One point that is made in that ad that is borne out in performance is the fact that this car is as quiet as a vault.  OK, maybe not that quiet, but you’d be hard-pressed to find another car that envelopes you in a rolling cone of silence.  Couple that with the optional Magnetic Ride Control (it uses magnetic particles in a conductive fluid that adjusts the shock in the blink of an eye) and you’re riding silent and smooth—yet you don’t get the sensation of Buicks of Before, where the portholes were appropriate because the car wallowed like some sea-faring conveyance .

A point in the ad that isn’t entirely reflective, is that while the car does, indeed, start at $25,990 (MSRP), that’s not the version with the V8.  The base MSRP for the CXL with the V8—and with a four-speed automatic, which is not exactly competitive with cars nowadays: heck, a Camry is available with a six-speed automatic—is $30,265, and with the heated and cooled seats, etc., etc., etc., you’re bumping $36K, which strikes me as Cadillac territory: the DTS starts at $41,990, which makes the Lucerne a bargain, but the CTS starts at $29,990, so isn’t there a bit of pricing conflict here?

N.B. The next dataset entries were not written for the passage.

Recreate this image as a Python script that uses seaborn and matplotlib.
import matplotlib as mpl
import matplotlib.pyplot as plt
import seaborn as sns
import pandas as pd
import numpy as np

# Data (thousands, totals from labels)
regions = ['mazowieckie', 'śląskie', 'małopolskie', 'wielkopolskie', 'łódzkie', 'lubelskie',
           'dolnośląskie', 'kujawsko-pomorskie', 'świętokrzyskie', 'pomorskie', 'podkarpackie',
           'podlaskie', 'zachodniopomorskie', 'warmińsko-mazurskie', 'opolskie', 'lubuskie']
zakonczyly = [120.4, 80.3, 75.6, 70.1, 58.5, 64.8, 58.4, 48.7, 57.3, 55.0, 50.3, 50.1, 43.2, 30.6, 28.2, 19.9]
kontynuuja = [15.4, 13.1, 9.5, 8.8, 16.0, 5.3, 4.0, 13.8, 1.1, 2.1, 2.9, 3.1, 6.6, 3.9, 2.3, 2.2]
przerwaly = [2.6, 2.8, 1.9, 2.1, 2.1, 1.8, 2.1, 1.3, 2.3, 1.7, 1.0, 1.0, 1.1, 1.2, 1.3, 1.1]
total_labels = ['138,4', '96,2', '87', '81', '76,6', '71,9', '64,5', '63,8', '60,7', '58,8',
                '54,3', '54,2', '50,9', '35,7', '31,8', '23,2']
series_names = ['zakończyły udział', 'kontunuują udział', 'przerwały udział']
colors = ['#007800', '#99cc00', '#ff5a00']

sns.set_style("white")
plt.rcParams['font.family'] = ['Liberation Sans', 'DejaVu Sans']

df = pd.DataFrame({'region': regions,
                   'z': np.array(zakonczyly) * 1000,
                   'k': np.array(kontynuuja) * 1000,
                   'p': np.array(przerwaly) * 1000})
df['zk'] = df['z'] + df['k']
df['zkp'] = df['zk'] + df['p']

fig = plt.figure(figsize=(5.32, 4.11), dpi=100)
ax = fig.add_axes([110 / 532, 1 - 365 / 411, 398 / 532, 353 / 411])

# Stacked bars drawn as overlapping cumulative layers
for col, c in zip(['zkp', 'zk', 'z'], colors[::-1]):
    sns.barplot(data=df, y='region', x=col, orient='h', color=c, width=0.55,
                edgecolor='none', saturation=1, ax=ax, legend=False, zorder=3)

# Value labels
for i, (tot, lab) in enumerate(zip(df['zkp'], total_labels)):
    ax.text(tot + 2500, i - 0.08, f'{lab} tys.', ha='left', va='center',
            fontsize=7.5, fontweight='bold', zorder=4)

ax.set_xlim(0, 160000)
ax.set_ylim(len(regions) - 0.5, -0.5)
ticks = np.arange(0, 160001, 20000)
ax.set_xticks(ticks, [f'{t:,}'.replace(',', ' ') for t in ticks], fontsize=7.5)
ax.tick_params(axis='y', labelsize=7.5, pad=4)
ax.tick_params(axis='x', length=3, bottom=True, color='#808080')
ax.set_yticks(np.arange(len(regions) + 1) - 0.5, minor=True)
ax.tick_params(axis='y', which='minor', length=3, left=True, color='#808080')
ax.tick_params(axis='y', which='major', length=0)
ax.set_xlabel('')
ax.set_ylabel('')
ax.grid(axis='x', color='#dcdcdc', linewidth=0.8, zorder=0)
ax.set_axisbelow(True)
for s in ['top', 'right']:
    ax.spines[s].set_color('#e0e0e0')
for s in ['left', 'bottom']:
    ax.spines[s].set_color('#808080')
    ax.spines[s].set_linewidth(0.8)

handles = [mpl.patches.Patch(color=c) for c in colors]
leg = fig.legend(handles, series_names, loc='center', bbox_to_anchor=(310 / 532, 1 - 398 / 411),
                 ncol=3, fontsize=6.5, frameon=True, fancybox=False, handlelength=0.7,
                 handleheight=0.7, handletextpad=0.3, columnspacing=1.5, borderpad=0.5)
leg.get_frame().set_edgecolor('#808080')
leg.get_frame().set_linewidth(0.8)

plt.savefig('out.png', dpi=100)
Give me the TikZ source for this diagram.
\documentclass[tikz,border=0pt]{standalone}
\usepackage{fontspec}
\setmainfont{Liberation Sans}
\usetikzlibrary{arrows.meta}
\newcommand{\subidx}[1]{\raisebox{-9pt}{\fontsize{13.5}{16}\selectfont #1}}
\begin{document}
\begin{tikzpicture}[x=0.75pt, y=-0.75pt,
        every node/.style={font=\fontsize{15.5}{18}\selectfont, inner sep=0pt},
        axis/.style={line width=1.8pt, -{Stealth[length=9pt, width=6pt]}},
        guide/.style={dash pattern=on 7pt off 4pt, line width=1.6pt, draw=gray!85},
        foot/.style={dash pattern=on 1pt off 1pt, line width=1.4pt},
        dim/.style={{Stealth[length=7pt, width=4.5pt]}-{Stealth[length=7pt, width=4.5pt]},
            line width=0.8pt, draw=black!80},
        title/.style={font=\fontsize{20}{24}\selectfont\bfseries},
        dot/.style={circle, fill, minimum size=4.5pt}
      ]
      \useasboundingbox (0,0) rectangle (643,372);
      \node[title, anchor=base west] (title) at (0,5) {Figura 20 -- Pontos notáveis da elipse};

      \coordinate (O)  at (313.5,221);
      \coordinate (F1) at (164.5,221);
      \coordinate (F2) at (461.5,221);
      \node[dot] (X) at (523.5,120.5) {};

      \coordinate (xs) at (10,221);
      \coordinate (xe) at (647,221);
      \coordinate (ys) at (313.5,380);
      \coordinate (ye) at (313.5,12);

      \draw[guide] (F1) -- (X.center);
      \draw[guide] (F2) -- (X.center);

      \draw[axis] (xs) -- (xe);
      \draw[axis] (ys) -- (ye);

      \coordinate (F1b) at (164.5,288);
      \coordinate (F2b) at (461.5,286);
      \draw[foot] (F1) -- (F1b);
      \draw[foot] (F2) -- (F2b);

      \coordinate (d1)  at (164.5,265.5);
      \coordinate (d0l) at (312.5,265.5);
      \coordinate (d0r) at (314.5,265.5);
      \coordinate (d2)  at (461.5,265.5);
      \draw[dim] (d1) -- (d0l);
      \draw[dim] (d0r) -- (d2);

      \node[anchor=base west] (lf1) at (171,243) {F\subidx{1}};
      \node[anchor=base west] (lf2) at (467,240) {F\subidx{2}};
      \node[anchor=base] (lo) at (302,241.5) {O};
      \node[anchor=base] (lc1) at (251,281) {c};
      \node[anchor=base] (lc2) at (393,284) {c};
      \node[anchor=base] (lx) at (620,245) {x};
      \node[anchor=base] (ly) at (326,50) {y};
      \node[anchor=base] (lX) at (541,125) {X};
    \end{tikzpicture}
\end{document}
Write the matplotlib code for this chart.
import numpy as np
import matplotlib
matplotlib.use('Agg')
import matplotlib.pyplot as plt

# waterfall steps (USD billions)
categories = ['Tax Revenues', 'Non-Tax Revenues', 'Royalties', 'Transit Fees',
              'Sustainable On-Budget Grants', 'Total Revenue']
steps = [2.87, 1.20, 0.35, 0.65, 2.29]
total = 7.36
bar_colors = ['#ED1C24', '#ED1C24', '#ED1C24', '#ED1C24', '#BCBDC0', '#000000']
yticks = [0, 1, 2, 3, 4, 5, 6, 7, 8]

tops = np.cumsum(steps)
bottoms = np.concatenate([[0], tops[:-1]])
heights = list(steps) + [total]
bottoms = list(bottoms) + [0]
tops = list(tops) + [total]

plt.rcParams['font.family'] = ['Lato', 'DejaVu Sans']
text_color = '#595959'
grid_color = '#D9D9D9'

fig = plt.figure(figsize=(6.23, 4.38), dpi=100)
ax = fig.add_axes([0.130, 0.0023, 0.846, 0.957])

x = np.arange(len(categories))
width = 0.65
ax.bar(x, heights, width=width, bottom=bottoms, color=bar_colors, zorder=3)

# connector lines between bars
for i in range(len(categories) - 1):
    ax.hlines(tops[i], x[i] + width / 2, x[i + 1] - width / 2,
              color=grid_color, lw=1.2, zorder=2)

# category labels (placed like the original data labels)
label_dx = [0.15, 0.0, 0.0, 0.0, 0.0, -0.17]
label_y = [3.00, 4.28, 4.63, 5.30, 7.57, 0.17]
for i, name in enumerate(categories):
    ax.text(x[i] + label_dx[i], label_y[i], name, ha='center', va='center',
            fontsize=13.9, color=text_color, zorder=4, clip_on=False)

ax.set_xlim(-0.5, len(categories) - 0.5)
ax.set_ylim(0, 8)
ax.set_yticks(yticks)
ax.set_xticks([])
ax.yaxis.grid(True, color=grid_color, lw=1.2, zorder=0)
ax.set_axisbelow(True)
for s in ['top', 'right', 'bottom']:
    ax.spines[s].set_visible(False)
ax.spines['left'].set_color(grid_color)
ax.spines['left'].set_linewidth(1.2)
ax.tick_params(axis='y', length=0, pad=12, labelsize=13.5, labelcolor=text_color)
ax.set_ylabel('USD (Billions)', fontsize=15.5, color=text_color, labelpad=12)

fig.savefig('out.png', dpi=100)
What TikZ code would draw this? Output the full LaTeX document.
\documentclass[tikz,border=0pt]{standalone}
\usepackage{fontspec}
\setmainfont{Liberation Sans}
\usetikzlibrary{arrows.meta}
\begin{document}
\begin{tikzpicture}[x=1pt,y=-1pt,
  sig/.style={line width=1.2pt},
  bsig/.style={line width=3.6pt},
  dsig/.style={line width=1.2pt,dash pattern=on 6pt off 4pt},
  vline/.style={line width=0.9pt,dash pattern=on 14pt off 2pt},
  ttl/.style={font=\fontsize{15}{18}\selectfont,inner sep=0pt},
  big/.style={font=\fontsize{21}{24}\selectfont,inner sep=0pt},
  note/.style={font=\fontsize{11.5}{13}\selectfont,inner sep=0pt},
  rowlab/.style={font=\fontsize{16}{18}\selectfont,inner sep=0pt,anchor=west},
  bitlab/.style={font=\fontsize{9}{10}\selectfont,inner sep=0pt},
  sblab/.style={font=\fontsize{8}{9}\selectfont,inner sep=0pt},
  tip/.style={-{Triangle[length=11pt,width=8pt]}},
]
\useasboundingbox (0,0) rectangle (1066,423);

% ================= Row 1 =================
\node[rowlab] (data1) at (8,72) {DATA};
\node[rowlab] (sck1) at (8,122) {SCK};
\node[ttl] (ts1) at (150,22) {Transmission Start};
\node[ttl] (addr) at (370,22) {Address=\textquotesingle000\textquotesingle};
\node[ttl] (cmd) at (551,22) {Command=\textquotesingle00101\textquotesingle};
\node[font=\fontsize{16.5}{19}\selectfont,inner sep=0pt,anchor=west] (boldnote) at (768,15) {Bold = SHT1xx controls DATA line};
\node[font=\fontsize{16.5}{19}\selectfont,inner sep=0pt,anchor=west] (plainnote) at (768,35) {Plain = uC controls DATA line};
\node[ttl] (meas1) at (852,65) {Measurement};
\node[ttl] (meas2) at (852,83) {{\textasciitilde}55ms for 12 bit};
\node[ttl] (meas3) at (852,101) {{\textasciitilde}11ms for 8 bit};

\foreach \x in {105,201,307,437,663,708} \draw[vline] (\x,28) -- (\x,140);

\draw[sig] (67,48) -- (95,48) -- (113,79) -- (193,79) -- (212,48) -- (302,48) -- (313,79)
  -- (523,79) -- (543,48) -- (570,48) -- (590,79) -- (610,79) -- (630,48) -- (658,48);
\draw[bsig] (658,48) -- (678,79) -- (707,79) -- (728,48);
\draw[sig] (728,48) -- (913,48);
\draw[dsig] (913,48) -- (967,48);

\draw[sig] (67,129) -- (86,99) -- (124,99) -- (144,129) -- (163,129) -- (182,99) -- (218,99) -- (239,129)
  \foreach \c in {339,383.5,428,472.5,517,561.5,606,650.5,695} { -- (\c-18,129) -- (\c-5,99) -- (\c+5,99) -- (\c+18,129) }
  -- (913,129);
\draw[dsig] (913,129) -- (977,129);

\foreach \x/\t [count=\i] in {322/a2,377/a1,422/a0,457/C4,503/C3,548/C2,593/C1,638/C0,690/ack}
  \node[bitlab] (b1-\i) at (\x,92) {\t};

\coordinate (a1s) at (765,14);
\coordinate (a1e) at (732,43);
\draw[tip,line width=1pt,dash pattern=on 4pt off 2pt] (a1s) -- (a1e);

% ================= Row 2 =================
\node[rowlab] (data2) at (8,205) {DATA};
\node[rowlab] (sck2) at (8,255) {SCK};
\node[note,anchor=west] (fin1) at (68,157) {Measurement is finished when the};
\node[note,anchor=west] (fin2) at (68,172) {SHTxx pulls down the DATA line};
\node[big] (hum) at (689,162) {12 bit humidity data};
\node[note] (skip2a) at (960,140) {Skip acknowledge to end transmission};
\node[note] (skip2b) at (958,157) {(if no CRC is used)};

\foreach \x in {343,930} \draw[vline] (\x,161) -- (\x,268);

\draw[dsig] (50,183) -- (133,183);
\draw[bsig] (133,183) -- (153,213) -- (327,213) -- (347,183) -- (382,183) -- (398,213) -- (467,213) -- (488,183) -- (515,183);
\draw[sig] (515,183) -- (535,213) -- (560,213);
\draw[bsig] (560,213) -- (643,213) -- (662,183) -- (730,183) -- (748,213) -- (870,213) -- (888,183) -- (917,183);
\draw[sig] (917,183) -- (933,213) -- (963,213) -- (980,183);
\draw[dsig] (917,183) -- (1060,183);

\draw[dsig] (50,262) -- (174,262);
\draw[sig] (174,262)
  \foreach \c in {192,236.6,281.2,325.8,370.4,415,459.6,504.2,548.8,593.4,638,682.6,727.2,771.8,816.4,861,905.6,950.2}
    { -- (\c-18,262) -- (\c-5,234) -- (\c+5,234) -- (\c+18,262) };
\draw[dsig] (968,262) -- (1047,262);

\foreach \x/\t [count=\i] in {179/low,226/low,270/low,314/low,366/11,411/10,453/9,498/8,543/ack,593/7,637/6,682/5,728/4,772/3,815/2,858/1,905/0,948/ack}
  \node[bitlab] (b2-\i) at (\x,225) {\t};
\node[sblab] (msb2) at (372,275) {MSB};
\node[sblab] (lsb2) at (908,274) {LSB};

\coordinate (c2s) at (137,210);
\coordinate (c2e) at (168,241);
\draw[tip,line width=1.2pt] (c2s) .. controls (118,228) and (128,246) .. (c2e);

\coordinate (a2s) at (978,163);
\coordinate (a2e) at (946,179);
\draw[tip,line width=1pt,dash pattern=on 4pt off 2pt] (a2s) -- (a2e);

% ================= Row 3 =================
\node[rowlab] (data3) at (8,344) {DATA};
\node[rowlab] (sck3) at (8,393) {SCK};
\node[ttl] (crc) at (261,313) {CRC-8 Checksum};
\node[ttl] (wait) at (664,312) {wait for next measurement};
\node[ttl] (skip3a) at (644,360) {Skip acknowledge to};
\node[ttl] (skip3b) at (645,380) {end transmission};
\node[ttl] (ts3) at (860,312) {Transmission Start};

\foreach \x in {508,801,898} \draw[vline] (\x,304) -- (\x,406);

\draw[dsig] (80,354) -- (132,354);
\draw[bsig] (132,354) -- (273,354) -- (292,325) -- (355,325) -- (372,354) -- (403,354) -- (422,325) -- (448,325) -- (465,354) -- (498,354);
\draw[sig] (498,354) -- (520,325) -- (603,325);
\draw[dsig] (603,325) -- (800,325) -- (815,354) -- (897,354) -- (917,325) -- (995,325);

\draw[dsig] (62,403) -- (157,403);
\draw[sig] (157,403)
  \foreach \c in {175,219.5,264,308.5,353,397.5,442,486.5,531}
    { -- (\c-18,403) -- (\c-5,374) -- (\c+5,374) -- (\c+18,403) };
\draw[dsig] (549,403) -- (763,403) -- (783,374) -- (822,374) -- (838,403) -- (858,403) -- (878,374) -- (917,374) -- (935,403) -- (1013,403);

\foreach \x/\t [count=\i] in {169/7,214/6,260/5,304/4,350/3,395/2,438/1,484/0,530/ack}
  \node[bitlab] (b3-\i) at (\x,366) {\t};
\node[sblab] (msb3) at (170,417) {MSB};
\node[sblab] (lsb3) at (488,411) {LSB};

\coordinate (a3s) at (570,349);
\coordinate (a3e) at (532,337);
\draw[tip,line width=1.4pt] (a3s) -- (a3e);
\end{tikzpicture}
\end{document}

Inside, the gauges are clear and simple and the materials, for the most part, are appropriate.  One problem is that I had a cream-colored interior and while there was a leather seating surface, the sides of the seat were cloth, which isn’t a particularly good material to be right next to the cupholders in the center console: Think mixing coffee and cream—not good.

Assessment: Wouldn’t you really rather have a Buick?  Perhaps now you would.